Ahkâf sûresi İçin Tefsirciler şöyle der:
Cinler, göklerde konuşulanları gizlice dinliyorlardı. Gökler ateş parçaları ile korununca, İblis: “Göklerde meydana gelen bu olay, yerde meydana gelen bir işten dolayıdır” dedi ve haberi almak için birliklerini gönderdi. Cinlerin ileri gelenlerinden bir kafile, Nusaybin’den Tihâme’ye gitti Batn-ı Nahleye vardıklarında, namaz kılıp Kur’an okumakta olan Peygamber (a.s.)’i duydular ve “susun” deyip onu dinlediler. Rasulullah (ﷺ) okumayı bitirince iman ettiler sonra da, kavimlerini uyarmak üzere döndüler ve onları imana çağırdılar. Bundan sonra cinler peygamber (ﷺ)’e topluluklar halinde geldiler. İşte bu olay, “Hani bir grup cinni sana göndermiştik” mealindeki âyetin, nüzul sebebidir.
Ahkâf sûresi Fazilet ve Sırları
Resulullah (ﷺ)buyurdu ki: “Ahkaf Suresini okuyan kişiye, yeryüzündeki tüm kum tanelerinin sayısının on katı kadar sevap verilir, on katı kadar günahı affedilir ve on katı kadar derecesi yükseltilir.”(Ebu Suud Efendi, Ebû Suud Tefsiri (İrşâdü Aklis-Selim), 8/90)
Bu sureyi okuyup kendi üzerine üflerse inşaallah, cin ve şeytanların şerrinden korunur. Şayet yatmadan önce okuduğunda ve kendine üflendiğinde kötü rüya görmekten korunur.

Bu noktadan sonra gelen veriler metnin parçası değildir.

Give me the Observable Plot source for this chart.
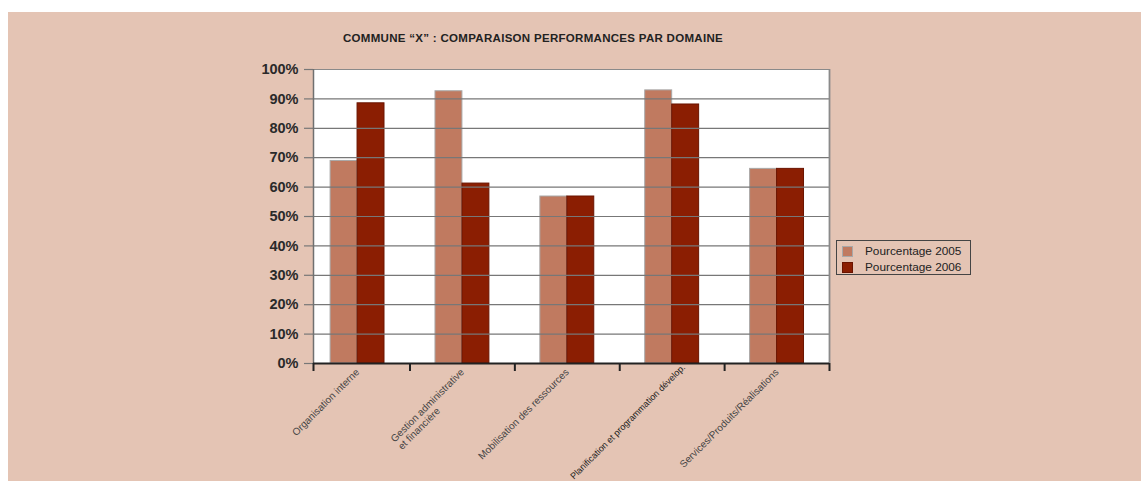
<!DOCTYPE html>
<html>
<head>
<meta charset="utf-8">
<script src="https://cdn.jsdelivr.net/npm/d3@7"></script>
<script src="https://cdn.jsdelivr.net/npm/@observablehq/plot@0.6"></script>
<style>
  html, body { margin: 0; padding: 0; background: #ffffff; }
  #panel { position: absolute; left: 8px; top: 12px; width: 1133px; height: 469px; background: #E4C4B4; overflow: hidden; }
  #title { position: absolute; left: 335px; top: 20px; font-family: "Liberation Sans", Arial, sans-serif; font-weight: bold; font-size: 11.5px; color: #222; letter-spacing: 0.3px; white-space: nowrap; }
  #chart { position: absolute; left: 0; top: 0; }
  #legend { position: absolute; left: 828px; top: 228px; width: 133px; height: 33px; border: 1px solid #444; font-family: "Liberation Sans", Arial, sans-serif; font-size: 11.8px; color: #222; }
  .row { position: absolute; left: 5px; height: 13px; line-height: 13px; white-space: nowrap; }
  .sw { display: inline-block; width: 11px; height: 11px; vertical-align: top; margin-top: 1px; margin-right: 12px; box-sizing: border-box; }
</style>
</head>
<body>
<div id="panel">
  <div id="title"></div>
  <div id="chart"></div>
  <div id="legend"></div>
</div>
<script>
const categories = [
  "Organisation interne",
  "Gestion administrative\net financière",
  "Mobilisation des ressources",
  "Planification et programmation dévelop.",
  "Services/Produits/Réalisations"
];
const pct2005 = [68.9, 92.6, 56.8, 92.9, 66.2];
const pct2006 = [88.5, 61.2, 56.8, 88.1, 66.2];
const seriesNames = ["Pourcentage 2005", "Pourcentage 2006"];
const seriesColors = ["#C07A60", "#8B1E02"];
const seriesStrokes = ["#a8a8a8", "#6a1400"];
const yTicks = [0, 10, 20, 30, 40, 50, 60, 70, 80, 90, 100];
const titleText = "COMMUNE \u201CX\u201D : COMPARAISON PERFORMANCES PAR DOMAINE";

document.getElementById("title").textContent = titleText;

const xMin = 0.08, xMax = categories.length;
const halfW = 0.257;
const rows = categories.flatMap((c, i) => [
  {i, cat: c, s: 0, v: pct2005[i]},
  {i, cat: c, s: 1, v: pct2006[i]}
]);
const labels = categories.map((c, i) => ({i, cat: c}));
const edges = [xMin, ...d3.range(1, categories.length + 1)];

const W = 1133, H = 469;
const chart = Plot.plot({
  width: W,
  height: H,
  marginLeft: 305,
  marginRight: 312,
  marginTop: 57,
  marginBottom: 118,
  style: {background: "transparent", overflow: "visible", fontFamily: "'Liberation Sans', Arial, sans-serif"},
  x: {type: "linear", domain: [xMin, xMax], axis: null},
  y: {domain: [0, 100], axis: null},
  marks: [
    Plot.frame({fill: "white", stroke: null}),
    Plot.rect(rows, {
      x1: d => d.i + 0.5 + (d.s === 0 ? -halfW : 0),
      x2: d => d.i + 0.5 + (d.s === 0 ? 0 : halfW),
      y1: 0,
      y2: "v",
      fill: d => seriesColors[d.s],
      stroke: d => seriesStrokes[d.s],
      strokeWidth: 1
    }),
    Plot.gridY(yTicks, {stroke: "#777777", strokeOpacity: 1, strokeWidth: 1.2}),
    Plot.axisY({ticks: yTicks, tickFormat: d => d + "%", tickSize: 9, tickPadding: 6, stroke: "#777777", strokeWidth: 1.2, fontSize: 14.5, fontWeight: "bold", fill: "#2a2a2a", label: null}),
    Plot.ruleY([100], {stroke: "#8a8a8a", strokeWidth: 1.2}),
    Plot.ruleX([xMin], {stroke: "#707070", strokeWidth: 1.5}),
    Plot.ruleX([xMax], {stroke: "#8a8a8a", strokeWidth: 1.8}),
    Plot.axisX({ticks: edges, tickFormat: () => "", tickSize: 8, stroke: "#222", strokeWidth: 2, label: null}),
    Plot.ruleY([0], {stroke: "#222", strokeWidth: 2, x1: xMin, x2: xMax}),
    Plot.text(labels.filter(d => d.i !== 3), {
      x: d => d.i + 0.5,
      y: 0,
      text: "cat",
      rotate: -45,
      textAnchor: "end",
      lineAnchor: "top",
      lineHeight: 1.05,
      dx: -3,
      dy: 4,
      fontSize: 10,
      fill: "#444"
    }),
    Plot.text(labels.filter(d => d.i === 3), {
      x: d => d.i + 0.5,
      y: 0,
      text: "cat",
      rotate: -45,
      textAnchor: "end",
      lineAnchor: "top",
      dx: 9,
      dy: 0,
      fontSize: 9,
      fill: "#1a1a1a"
    })
  ]
});
document.getElementById("chart").appendChild(chart);

// start-align the lines of multi-line category labels (block right edge at anchor)
chart.querySelectorAll("text").forEach(t => {
  const spans = t.querySelectorAll("tspan");
  if (spans.length > 1) {
    const lens = Array.from(spans).map(s => s.getComputedTextLength());
    const maxLen = Math.max(...lens);
    t.setAttribute("text-anchor", "start");
    spans.forEach(s => s.setAttribute("x", -maxLen));
  }
});

const legend = document.getElementById("legend");
seriesNames.forEach((name, k) => {
  const row = document.createElement("div");
  row.className = "row";
  row.style.top = (4 + k * 16) + "px";
  const sw = document.createElement("span");
  sw.className = "sw";
  sw.style.background = seriesColors[k];
  sw.style.border = "1px solid " + seriesStrokes[k];
  row.appendChild(sw);
  row.appendChild(document.createTextNode(name));
  legend.appendChild(row);
});
</script>
</body>
</html>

Eşyaların korunması için okunur.
Şeyhzâde şöyle der: “Ahkaf suresinin 15. ayetini okuyan kişi, Allah’tan üç şey istemiştir. birincisi, Allah’ın kendisini nimete şükretmeye muvaffak kılması. İkincisi, Allah katında makbul itaat yapmaya muvaffak etmesi. Üçüncüsü, soyu içerisinde salih kişiler yaratması. İşte bu, insan mutluluğunun doruk noktasıdır.” (Ahkaf Suresinin 15. ayeti)
Yaptığı duanın acilen kabul edilmesini dileyen kişi, (duanın kabul olma şartlarını yerine getirdikten sonra) ahkaf suresinin 35. ayetini okuyup (kalp kırıklığı ve acziyet içerisinde) dua etmelidir.
Yaptığı duanın acilen kabul edilmesini dileyen kişi, (duanın kabul olma şartlarını yerine getirdikten sonra) ahkaf suresinin 35. ayetini okuyup (kalp kırıklığı ve acziyet içerisinde) dua etmelidir.
Bir kimse Ahkâf Sûresi’ni çokça okuyup Cenâb-ı Hak’tan istediğini talep etsin. Muhakkak talebi ihsan edilir ve maksuduna ulaştırılır.